## INSTRUCTIONS FOR THE TASK
State the number of lines with the string "matplotlib" in them, and nothing else.
• • • • • • •
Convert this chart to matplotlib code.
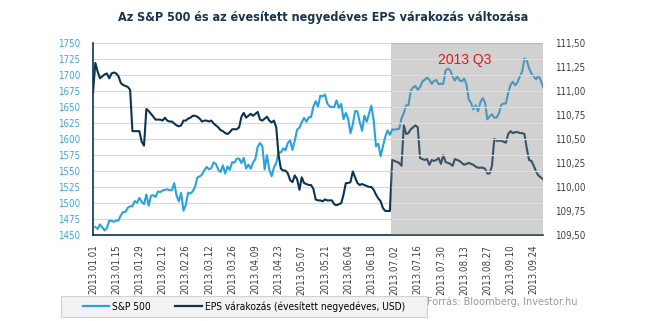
import numpy as np
import pandas as pd
import matplotlib
matplotlib.use("Agg")
import matplotlib.pyplot as plt
from matplotlib.patches import Rectangle
from matplotlib.lines import Line2D

# ---------------- data ----------------
dates = pd.bdate_range("2013-01-01", "2013-09-30")

sp500 = [np.nan, 1462.42, 1459.37, 1466.47, 1461.89, 1457.15, 1461.02, 1472.12, 1472.05, 1470.68,
         1472.34, 1472.63, 1480.94, 1485.98, 1485.98, 1492.56, 1494.81, 1494.82, 1502.96, 1500.18,
         1507.84, 1501.96, 1498.11, 1513.17, 1495.71, 1511.29, 1512.12, 1509.39, 1517.93, 1517.01,
         1519.43, 1520.33, 1521.38, 1519.79, 1519.79, 1530.94, 1511.95, 1502.42, 1515.60, 1487.85,
         1496.94, 1515.99, 1514.68, 1518.20, 1525.20, 1539.79, 1541.46, 1544.26, 1551.18, 1556.22,
         1552.48, 1554.52, 1563.23, 1560.70, 1552.10, 1548.34, 1558.71, 1545.80, 1556.89, 1551.69,
         1563.77, 1562.85, 1569.19, 1569.19, 1562.17, 1570.25, 1553.69, 1559.98, 1553.28, 1563.07,
         1568.61, 1587.73, 1593.37, 1588.85, 1552.36, 1574.57, 1552.01, 1541.61, 1555.25, 1562.50,
         1578.78, 1578.79, 1585.16, 1582.24, 1593.61, 1597.57, 1582.70, 1597.59, 1614.42, 1617.50,
         1625.96, 1632.69, 1626.67, 1633.70, 1633.77, 1650.34, 1658.78, 1650.47, 1667.47, 1666.29,
         1669.16, 1655.35, 1650.51, 1649.60, 1649.60, 1660.06, 1648.36, 1654.41, 1630.74, 1640.42,
         1631.38, 1608.90, 1622.56, 1643.38, 1642.81, 1626.13, 1612.52, 1636.36, 1626.73, 1639.04,
         1651.81, 1628.93, 1588.19, 1592.43, 1573.09, 1588.03, 1603.26, 1613.20, 1606.28, 1614.96,
         1614.08, 1615.41, 1615.41, 1631.89, 1640.46, 1652.32, 1652.62, 1675.02, 1680.19, 1682.50,
         1676.26, 1680.91, 1689.37, 1692.09, 1695.53, 1692.39, 1685.94, 1690.25, 1691.65, 1685.33,
         1685.96, 1685.73, 1706.87, 1709.67, 1707.14, 1697.37, 1690.91, 1697.48, 1691.42, 1689.47,
         1694.16, 1685.39, 1661.32, 1655.83, 1646.06, 1652.35, 1642.80, 1656.96, 1663.50, 1656.78,
         1630.48, 1634.96, 1638.17, 1632.97, 1632.97, 1639.77, 1653.08, 1655.08, 1655.17, 1671.71,
         1683.99, 1689.13, 1683.42, 1687.99, 1697.60, 1704.76, 1725.52, 1722.34, 1709.91, 1701.84,
         1697.42, 1692.77, 1698.67, 1691.75, 1681.55]

eps = [110.98, 111.29, 111.20, 111.13, 111.15, 111.17, 111.18, 111.13, 111.18, 111.19,
       111.18, 111.15, 111.08, 111.06, 111.05, 111.04, 111.01, 110.58, 110.58, 110.58,
       110.58, 110.47, 110.43, 110.81, 110.79, 110.76, 110.73, 110.70, 110.70, 110.70,
       110.69, 110.72, 110.69, 110.68, 110.68, 110.66, 110.64, 110.63, 110.64, 110.69,
       110.69, 110.71, 110.72, 110.74, 110.74, 110.73, 110.71, 110.68, 110.69, 110.69,
       110.68, 110.69, 110.66, 110.64, 110.62, 110.59, 110.58, 110.56, 110.55, 110.57,
       110.60, 110.60, 110.60, 110.62, 110.73, 110.77, 110.72, 110.74, 110.76, 110.74,
       110.76, 110.78, 110.70, 110.69, 110.71, 110.73, 110.69, 110.67, 110.69, 110.62,
       110.33, 110.19, 110.17, 110.17, 110.14, 110.07, 110.05, 110.12, 110.08, 109.97,
       110.10, 110.04, 110.03, 110.02, 110.02, 109.98, 109.87, 109.86, 109.86, 109.85,
       109.87, 109.86, 109.86, 109.86, 109.82, 109.81, 109.82, 109.83, 109.92, 110.04,
       110.04, 110.05, 110.16, 110.10, 110.04, 110.02, 110.03, 110.02, 110.01, 110.00,
       110.00, 109.97, 109.92, 109.88, 109.85, 109.78, 109.75, 109.75, 109.75, 110.28,
       110.27, 110.26, 110.25, 110.22, 110.64, 110.55, 110.56, 110.60, 110.62, 110.64,
       110.62, 110.30, 110.29, 110.28, 110.29, 110.23, 110.28, 110.27, 110.28, 110.30,
       110.24, 110.33, 110.26, 110.25, 110.24, 110.22, 110.29, 110.28, 110.27, 110.25,
       110.23, 110.24, 110.25, 110.24, 110.23, 110.21, 110.20, 110.20, 110.20, 110.19,
       110.14, 110.14, 110.22, 110.50, 110.48, 110.48, 110.48, 110.47, 110.46, 110.55,
       110.58, 110.56, 110.57, 110.57, 110.56, 110.56, 110.55, 110.40, 110.28, 110.27,
       110.22, 110.16, 110.12, 110.10, 110.08]

left_ticks = [1450, 1475, 1500, 1525, 1550, 1575, 1600, 1625, 1650, 1675, 1700, 1725, 1750]
right_ticks = [109.50, 109.75, 110.00, 110.25, 110.50, 110.75, 111.00, 111.25, 111.50]
tick_step = 10
q3_start = "2013-07-01"

title = "Az S&P 500 és az évesített negyedéves EPS várakozás változása"
sp_label = "S&P 500"
eps_label = "EPS várakozás (évesített negyedéves, USD)"
source = "Forrás: Bloomberg, Investor.hu"
q3_text = "2013 Q3"

# ---------------- style ----------------
LIGHT = "#2aa2dc"
DARK = "#0c3350"
plt.rcParams["font.family"] = ["DejaVu Sans"]
plt.rcParams["font.stretch"] = "condensed"

W, H = 645, 321
fig = plt.figure(figsize=(W / 100, H / 100), dpi=100)
fig.patch.set_facecolor("white")

x0, x1, ytop, ybot = 93, 543, 42.7, 235
ax = fig.add_axes([x0 / W, 1 - ybot / H, (x1 - x0) / W, (ybot - ytop) / H])
ax2 = ax.twinx()

x = np.arange(len(dates))
n = len(dates)

ax.plot(x, sp500, color=LIGHT, lw=1.5, zorder=2, solid_joinstyle="round")
ax2.plot(x, eps, color=DARK, lw=1.5, zorder=2, solid_joinstyle="round")

ax.set_xlim(0, n - 1)
ax.set_ylim(left_ticks[0], left_ticks[-1])
ax2.set_ylim(right_ticks[0], right_ticks[-1])

# gridlines (under lines)
ax.set_yticks(left_ticks)
ax.grid(axis="y", color="#d9d9d9", lw=0.9, zorder=0)
ax.set_axisbelow(True)

# Q3 shading (translucent, over lines)
qi = dates.get_loc(pd.Timestamp(q3_start)) - 0.5
ax2.add_patch(Rectangle((qi, right_ticks[0]), n - 1 - qi, right_ticks[-1] - right_ticks[0],
                        facecolor="#878787", alpha=0.38, edgecolor="none", zorder=3))
ax2.hlines(left_ticks[1:-1], qi, n - 1, colors="#dedede", lw=0.9, zorder=4,
           transform=ax.transData)
ax2.text((qi + n - 1) / 2 - 1, 1723, q3_text, transform=ax.transData, color="#e8141c",
         fontsize=10, ha="center", va="center", family="Liberation Sans",
         fontstretch="normal", zorder=5)

# ticks
ax.set_yticklabels([str(v) for v in left_ticks], color="#3ea6dc", fontsize=7)
ax2.set_yticks(right_ticks)
ax2.set_yticklabels([f"{v:.2f}".replace(".", ",") for v in right_ticks], color="#404040", fontsize=7)
ax.set_xticks(x[::tick_step])
ax.set_xticklabels([d.strftime("%Y.%m.%d") for d in dates[::tick_step]], rotation=90,
                   fontsize=7, color="#404040")
ax.tick_params(axis="both", length=0)
ax.tick_params(axis="y", pad=9)
ax.tick_params(axis="x", pad=7)
ax2.tick_params(axis="y", length=0, pad=9)

for a in (ax, ax2):
    for s in ("top", "right", "left", "bottom"):
        a.spines[s].set_visible(False)
ax.spines["left"].set_visible(True)
ax.spines["left"].set_color(DARK)
ax.spines["left"].set_linewidth(1.2)
ax.spines["bottom"].set_visible(True)
ax.spines["bottom"].set_color(DARK)
ax.spines["bottom"].set_linewidth(1.2)

# title
fig.text(323 / W, 1 - 18 / H, title, ha="center", va="center", fontsize=9,
         color="#17344f", fontweight="bold")

# legend: background box + frameless legend
fig.patches.append(Rectangle((61 / W, 1 - 317 / H), (427 - 61) / W, 21 / H,
                             transform=fig.transFigure, facecolor="#f2f2f2",
                             edgecolor="#d0d0d0", lw=0.8, zorder=0))
handles = [Line2D([], [], color=LIGHT, lw=1.6), Line2D([], [], color=DARK, lw=1.6)]
leg = fig.legend(handles, [sp_label, eps_label], loc="center left",
                 bbox_to_anchor=(83 / W, 1 - 306.5 / H), ncol=2, fontsize=7.3,
                 frameon=False, borderaxespad=0, borderpad=0,
                 handlelength=2.6, handletextpad=0.3, columnspacing=2.4)

fig.text(427 / W, 1 - 301.5 / H, source, ha="left", va="center", fontsize=7.8, color="#9a9a9a")

fig.savefig("out.png", dpi=100)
• • • • • • •
## PROBLEM SOLUTION
6